[start Data for processing]
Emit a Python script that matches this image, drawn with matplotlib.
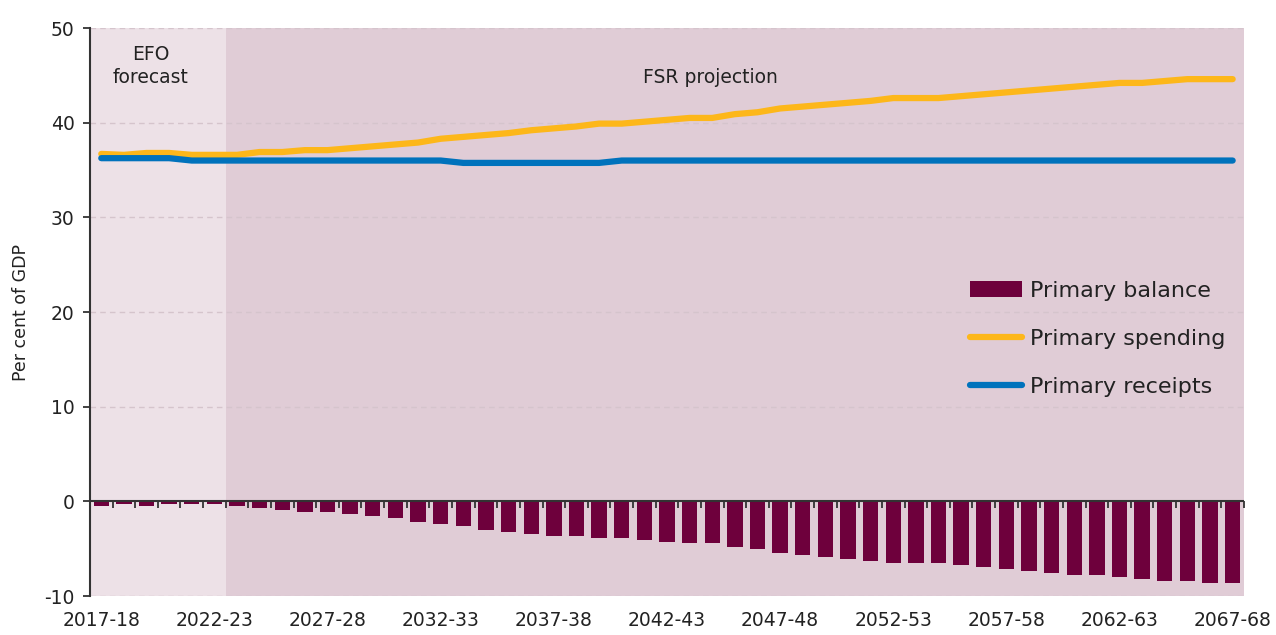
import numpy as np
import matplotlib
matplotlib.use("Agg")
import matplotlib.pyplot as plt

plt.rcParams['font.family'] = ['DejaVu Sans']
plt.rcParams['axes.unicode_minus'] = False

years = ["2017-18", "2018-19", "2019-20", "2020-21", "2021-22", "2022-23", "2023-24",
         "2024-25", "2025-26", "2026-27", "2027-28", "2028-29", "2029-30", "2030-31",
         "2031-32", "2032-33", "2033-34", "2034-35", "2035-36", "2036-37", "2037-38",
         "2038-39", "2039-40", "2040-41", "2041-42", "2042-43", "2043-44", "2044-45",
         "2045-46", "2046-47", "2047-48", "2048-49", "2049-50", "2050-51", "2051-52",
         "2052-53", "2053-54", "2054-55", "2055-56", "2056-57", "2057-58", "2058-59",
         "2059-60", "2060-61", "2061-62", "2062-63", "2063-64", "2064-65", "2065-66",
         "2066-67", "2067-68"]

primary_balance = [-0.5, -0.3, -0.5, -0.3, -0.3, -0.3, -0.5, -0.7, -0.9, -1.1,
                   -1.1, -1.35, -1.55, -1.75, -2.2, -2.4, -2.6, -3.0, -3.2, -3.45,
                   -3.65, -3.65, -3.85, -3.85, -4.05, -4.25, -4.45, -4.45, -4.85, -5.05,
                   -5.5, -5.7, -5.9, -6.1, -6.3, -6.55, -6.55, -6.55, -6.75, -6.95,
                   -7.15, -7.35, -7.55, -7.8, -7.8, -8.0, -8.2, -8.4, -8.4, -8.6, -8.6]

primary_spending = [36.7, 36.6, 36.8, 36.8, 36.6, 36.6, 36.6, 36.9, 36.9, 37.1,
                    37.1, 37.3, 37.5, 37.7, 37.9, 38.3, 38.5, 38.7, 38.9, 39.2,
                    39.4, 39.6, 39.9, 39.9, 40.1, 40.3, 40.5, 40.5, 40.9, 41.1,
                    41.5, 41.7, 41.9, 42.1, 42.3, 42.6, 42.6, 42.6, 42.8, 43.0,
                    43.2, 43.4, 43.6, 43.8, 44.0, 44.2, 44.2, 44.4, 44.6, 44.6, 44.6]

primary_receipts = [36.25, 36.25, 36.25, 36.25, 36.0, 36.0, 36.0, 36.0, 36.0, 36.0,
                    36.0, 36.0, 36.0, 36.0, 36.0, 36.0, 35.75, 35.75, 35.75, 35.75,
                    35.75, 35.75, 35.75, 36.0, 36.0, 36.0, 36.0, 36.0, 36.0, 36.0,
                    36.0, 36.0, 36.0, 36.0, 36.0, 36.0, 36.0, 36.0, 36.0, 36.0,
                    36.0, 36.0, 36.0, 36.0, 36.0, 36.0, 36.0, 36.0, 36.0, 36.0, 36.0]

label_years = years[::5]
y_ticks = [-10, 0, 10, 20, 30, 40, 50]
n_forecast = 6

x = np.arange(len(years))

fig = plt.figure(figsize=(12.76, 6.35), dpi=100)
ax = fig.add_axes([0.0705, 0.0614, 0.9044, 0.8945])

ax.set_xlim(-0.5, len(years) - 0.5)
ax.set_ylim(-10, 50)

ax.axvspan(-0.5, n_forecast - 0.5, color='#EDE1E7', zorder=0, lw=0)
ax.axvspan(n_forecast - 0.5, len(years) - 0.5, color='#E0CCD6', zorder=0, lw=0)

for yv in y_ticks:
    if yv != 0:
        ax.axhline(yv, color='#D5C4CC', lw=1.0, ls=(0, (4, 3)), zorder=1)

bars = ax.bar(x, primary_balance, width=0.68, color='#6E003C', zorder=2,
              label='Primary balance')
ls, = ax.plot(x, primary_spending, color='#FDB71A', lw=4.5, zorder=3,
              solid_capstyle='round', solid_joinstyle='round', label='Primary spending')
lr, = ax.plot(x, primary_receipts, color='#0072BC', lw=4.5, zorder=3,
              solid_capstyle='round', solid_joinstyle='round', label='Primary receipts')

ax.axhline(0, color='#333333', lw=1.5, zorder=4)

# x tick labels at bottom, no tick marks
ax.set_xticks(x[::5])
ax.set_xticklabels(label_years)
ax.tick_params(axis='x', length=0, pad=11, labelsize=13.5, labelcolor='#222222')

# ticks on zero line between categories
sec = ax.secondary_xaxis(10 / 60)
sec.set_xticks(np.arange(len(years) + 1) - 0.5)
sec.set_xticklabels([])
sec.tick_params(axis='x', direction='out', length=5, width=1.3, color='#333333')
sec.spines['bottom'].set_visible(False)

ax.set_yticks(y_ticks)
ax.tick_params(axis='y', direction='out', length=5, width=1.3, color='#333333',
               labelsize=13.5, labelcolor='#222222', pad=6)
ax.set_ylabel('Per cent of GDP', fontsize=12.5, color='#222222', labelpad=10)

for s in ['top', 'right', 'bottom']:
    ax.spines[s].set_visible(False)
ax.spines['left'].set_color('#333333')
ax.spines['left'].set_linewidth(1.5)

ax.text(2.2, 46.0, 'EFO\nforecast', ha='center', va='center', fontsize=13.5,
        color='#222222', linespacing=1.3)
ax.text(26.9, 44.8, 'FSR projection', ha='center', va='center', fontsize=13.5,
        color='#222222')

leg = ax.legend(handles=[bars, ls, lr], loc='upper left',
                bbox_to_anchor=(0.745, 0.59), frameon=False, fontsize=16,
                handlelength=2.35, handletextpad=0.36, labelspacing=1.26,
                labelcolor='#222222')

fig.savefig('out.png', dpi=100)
[end Data for processing]
[start Data for processing]
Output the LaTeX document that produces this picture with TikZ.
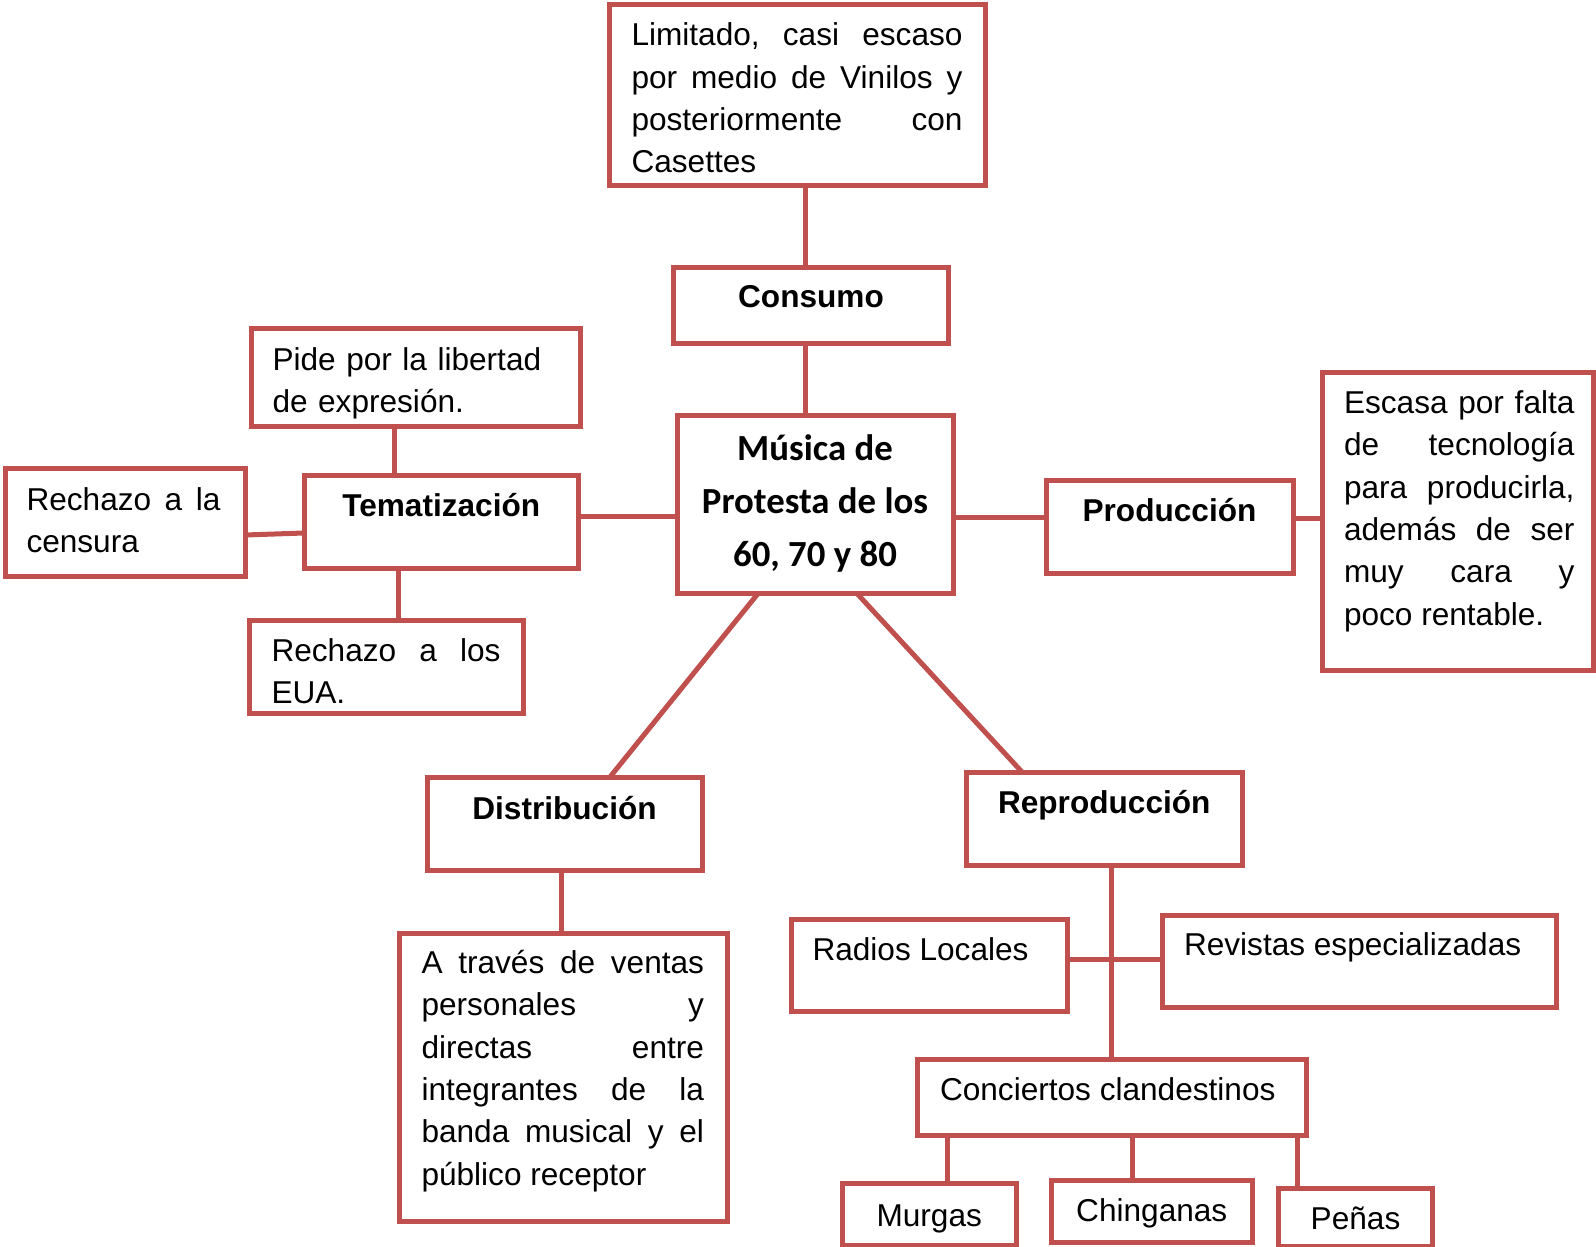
[end Data for processing]
= Directions for this task =
Print exactly the lines from the line containing "Emit a Python" through the line containing "-8.4, -8.6, -8.6]", and omit any picture found among them.

= Finished answer =
Emit a Python script that matches this image, drawn with matplotlib.
import numpy as np
import matplotlib
matplotlib.use("Agg")
import matplotlib.pyplot as plt

plt.rcParams['font.family'] = ['DejaVu Sans']
plt.rcParams['axes.unicode_minus'] = False

years = ["2017-18", "2018-19", "2019-20", "2020-21", "2021-22", "2022-23", "2023-24",
         "2024-25", "2025-26", "2026-27", "2027-28", "2028-29", "2029-30", "2030-31",
         "2031-32", "2032-33", "2033-34", "2034-35", "2035-36", "2036-37", "2037-38",
         "2038-39", "2039-40", "2040-41", "2041-42", "2042-43", "2043-44", "2044-45",
         "2045-46", "2046-47", "2047-48", "2048-49", "2049-50", "2050-51", "2051-52",
         "2052-53", "2053-54", "2054-55", "2055-56", "2056-57", "2057-58", "2058-59",
         "2059-60", "2060-61", "2061-62", "2062-63", "2063-64", "2064-65", "2065-66",
         "2066-67", "2067-68"]

primary_balance = [-0.5, -0.3, -0.5, -0.3, -0.3, -0.3, -0.5, -0.7, -0.9, -1.1,
                   -1.1, -1.35, -1.55, -1.75, -2.2, -2.4, -2.6, -3.0, -3.2, -3.45,
                   -3.65, -3.65, -3.85, -3.85, -4.05, -4.25, -4.45, -4.45, -4.85, -5.05,
                   -5.5, -5.7, -5.9, -6.1, -6.3, -6.55, -6.55, -6.55, -6.75, -6.95,
                   -7.15, -7.35, -7.55, -7.8, -7.8, -8.0, -8.2, -8.4, -8.4, -8.6, -8.6]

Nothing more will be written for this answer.